▽

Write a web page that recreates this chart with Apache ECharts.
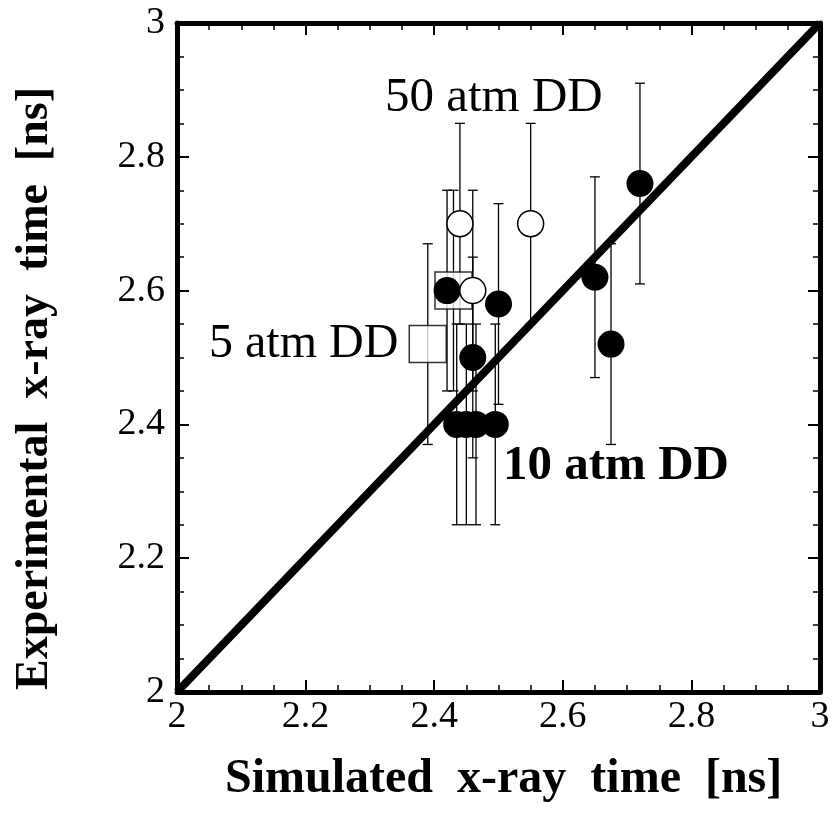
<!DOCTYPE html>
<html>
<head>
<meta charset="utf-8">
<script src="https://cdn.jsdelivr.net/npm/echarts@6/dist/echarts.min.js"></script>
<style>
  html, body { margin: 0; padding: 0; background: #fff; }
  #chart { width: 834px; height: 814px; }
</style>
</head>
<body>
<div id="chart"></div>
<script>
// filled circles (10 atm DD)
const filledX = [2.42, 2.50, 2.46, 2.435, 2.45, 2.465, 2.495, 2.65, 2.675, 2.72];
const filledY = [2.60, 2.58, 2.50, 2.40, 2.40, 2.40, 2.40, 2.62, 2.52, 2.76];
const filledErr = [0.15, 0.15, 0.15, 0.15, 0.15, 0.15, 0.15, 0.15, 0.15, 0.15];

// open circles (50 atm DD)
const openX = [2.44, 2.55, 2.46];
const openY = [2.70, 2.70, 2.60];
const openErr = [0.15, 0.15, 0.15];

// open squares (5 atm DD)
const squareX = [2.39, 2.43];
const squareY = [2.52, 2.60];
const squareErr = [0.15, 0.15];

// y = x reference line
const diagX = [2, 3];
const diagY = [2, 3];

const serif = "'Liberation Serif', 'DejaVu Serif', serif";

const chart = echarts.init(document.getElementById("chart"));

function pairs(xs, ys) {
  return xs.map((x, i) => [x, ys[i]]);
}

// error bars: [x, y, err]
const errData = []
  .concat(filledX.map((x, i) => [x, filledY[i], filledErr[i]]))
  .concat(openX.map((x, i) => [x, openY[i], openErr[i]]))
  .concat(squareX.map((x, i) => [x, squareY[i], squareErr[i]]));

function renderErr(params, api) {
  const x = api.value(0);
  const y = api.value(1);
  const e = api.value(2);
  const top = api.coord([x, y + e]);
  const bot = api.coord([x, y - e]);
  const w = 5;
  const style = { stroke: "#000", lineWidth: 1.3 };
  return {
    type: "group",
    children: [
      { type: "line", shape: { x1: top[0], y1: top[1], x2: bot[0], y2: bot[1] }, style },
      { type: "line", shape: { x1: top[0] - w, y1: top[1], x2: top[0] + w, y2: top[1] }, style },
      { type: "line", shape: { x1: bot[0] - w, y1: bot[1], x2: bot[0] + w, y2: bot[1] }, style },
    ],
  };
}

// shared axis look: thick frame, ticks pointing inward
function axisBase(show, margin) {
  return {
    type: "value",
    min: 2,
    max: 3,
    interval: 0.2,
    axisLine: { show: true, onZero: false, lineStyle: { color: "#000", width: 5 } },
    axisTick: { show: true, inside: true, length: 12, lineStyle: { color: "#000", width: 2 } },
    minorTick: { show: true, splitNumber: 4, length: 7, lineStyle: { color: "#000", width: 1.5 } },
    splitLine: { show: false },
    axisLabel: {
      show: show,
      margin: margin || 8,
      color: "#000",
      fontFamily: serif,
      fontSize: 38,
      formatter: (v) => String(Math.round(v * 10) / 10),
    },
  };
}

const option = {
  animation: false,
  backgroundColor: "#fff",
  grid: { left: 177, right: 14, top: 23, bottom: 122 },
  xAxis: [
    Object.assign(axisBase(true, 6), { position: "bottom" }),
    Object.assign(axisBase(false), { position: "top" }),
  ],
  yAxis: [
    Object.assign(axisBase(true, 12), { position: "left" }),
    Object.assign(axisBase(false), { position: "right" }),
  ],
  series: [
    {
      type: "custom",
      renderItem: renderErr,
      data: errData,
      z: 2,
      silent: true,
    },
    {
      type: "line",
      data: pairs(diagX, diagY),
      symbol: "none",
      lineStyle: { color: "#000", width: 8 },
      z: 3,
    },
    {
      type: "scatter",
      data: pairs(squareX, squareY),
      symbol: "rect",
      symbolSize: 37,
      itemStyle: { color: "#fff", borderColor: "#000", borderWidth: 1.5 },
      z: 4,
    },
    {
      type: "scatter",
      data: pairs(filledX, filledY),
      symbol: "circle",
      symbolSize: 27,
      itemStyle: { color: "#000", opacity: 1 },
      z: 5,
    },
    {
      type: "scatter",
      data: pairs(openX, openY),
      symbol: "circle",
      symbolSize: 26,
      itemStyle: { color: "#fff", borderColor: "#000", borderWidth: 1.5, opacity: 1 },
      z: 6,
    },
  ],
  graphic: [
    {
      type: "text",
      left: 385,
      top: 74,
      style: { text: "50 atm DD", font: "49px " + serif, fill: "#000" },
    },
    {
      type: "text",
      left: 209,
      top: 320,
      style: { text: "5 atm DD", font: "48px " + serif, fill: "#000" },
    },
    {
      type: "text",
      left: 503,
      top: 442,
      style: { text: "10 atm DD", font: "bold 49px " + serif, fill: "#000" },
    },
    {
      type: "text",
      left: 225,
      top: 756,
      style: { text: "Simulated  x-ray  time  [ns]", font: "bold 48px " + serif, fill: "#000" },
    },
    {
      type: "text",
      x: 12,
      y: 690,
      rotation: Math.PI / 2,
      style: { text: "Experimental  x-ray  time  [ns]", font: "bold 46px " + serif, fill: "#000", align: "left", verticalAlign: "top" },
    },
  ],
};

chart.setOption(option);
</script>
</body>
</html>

△

## Requirement
Every line is to be duplicated exactly, though pictures stay out.

## Solution
Write a web page that recreates this chart with Apache ECharts.
<!DOCTYPE html>
<html>
<head>
<meta charset="utf-8">
<script src="https://cdn.jsdelivr.net/npm/echarts@6/dist/echarts.min.js"></script>
<style>
  html, body { margin: 0; padding: 0; background: #fff; }
  #chart { width: 834px; height: 814px; }
</style>
</head>
<body>
<div id="chart"></div>
<script>
// filled circles (10 atm DD)
const filledX = [2.42, 2.50, 2.46, 2.435, 2.45, 2.465, 2.495, 2.65, 2.675, 2.72];
const filledY = [2.60, 2.58, 2.50, 2.40, 2.40, 2.40, 2.40, 2.62, 2.52, 2.76];
const filledErr = [0.15, 0.15, 0.15, 0.15, 0.15, 0.15, 0.15, 0.15, 0.15, 0.15];

// open circles (50 atm DD)
const openX = [2.44, 2.55, 2.46];
const openY = [2.70, 2.70, 2.60];
const openErr = [0.15, 0.15, 0.15];

// open squares (5 atm DD)
const squareX = [2.39, 2.43];
const squareY = [2.52, 2.60];
const squareErr = [0.15, 0.15];

// y = x reference line
const diagX = [2, 3];
const diagY = [2, 3];

const serif = "'Liberation Serif', 'DejaVu Serif', serif";

const chart = echarts.init(document.getElementById("chart"));

function pairs(xs, ys) {
  return xs.map((x, i) => [x, ys[i]]);
}

// error bars: [x, y, err]
const errData = []
  .concat(filledX.map((x, i) => [x, filledY[i], filledErr[i]]))
  .concat(openX.map((x, i) => [x, openY[i], openErr[i]]))
  .concat(squareX.map((x, i) => [x, squareY[i], squareErr[i]]));

function renderErr(params, api) {
  const x = api.value(0);
  const y = api.value(1);
  const e = api.value(2);
  const top = api.coord([x, y + e]);
  const bot = api.coord([x, y - e]);
  const w = 5;
  const style = { stroke: "#000", lineWidth: 1.3 };
  return {
    type: "group",
    children: [
      { type: "line", shape: { x1: top[0], y1: top[1], x2: bot[0], y2: bot[1] }, style },
      { type: "line", shape: { x1: top[0] - w, y1: top[1], x2: top[0] + w, y2: top[1] }, style },
      { type: "line", shape: { x1: bot[0] - w, y1: bot[1], x2: bot[0] + w, y2: bot[1] }, style },
    ],
  };
}

// shared axis look: thick frame, ticks pointing inward
function axisBase(show, margin) {
  return {
    type: "value",
    min: 2,
    max: 3,
    interval: 0.2,
    axisLine: { show: true, onZero: false, lineStyle: { color: "#000", width: 5 } },
    axisTick: { show: true, inside: true, length: 12, lineStyle: { color: "#000", width: 2 } },
    minorTick: { show: true, splitNumber: 4, length: 7, lineStyle: { color: "#000", width: 1.5 } },
    splitLine: { show: false },
    axisLabel: {
      show: show,
      margin: margin || 8,
      color: "#000",
      fontFamily: serif,
      fontSize: 38,
      formatter: (v) => String(Math.round(v * 10) / 10),
    },
  };
}

const option = {
  animation: false,
  backgroundColor: "#fff",
  grid: { left: 177, right: 14, top: 23, bottom: 122 },
  xAxis: [
    Object.assign(axisBase(true, 6), { position: "bottom" }),
    Object.assign(axisBase(false), { position: "top" }),
  ],
  yAxis: [
    Object.assign(axisBase(true, 12), { position: "left" }),
    Object.assign(axisBase(false), { position: "right" }),
  ],
  series: [
    {
      type: "custom",
      renderItem: renderErr,
      data: errData,
      z: 2,
      silent: true,
    },
    {
      type: "line",
      data: pairs(diagX, diagY),
      symbol: "none",
      lineStyle: { color: "#000", width: 8 },
      z: 3,
    },
    {
      type: "scatter",
      data: pairs(squareX, squareY),
      symbol: "rect",
      symbolSize: 37,
      itemStyle: { color: "#fff", borderColor: "#000", borderWidth: 1.5 },
      z: 4,
    },
    {
      type: "scatter",
      data: pairs(filledX, filledY),
      symbol: "circle",
      symbolSize: 27,
      itemStyle: { color: "#000", opacity: 1 },
      z: 5,
    },
    {
      type: "scatter",
      data: pairs(openX, openY),
      symbol: "circle",
      symbolSize: 26,
      itemStyle: { color: "#fff", borderColor: "#000", borderWidth: 1.5, opacity: 1 },
      z: 6,
    },
  ],
  graphic: [
    {
      type: "text",
      left: 385,
      top: 74,
      style: { text: "50 atm DD", font: "49px " + serif, fill: "#000" },
    },
    {
      type: "text",
      left: 209,
      top: 320,
      style: { text: "5 atm DD", font: "48px " + serif, fill: "#000" },
    },
    {
      type: "text",
      left: 503,
      top: 442,
      style: { text: "10 atm DD", font: "bold 49px " + serif, fill: "#000" },
    },
    {
      type: "text",
      left: 225,
      top: 756,
      style: { text: "Simulated  x-ray  time  [ns]", font: "bold 48px " + serif, fill: "#000" },
    },
    {
      type: "text",
      x: 12,
      y: 690,
      rotation: Math.PI / 2,
      style: { text: "Experimental  x-ray  time  [ns]", font: "bold 46px " + serif, fill: "#000", align: "left", verticalAlign: "top" },
    },
  ],
};

chart.setOption(option);
</script>
</body>
</html>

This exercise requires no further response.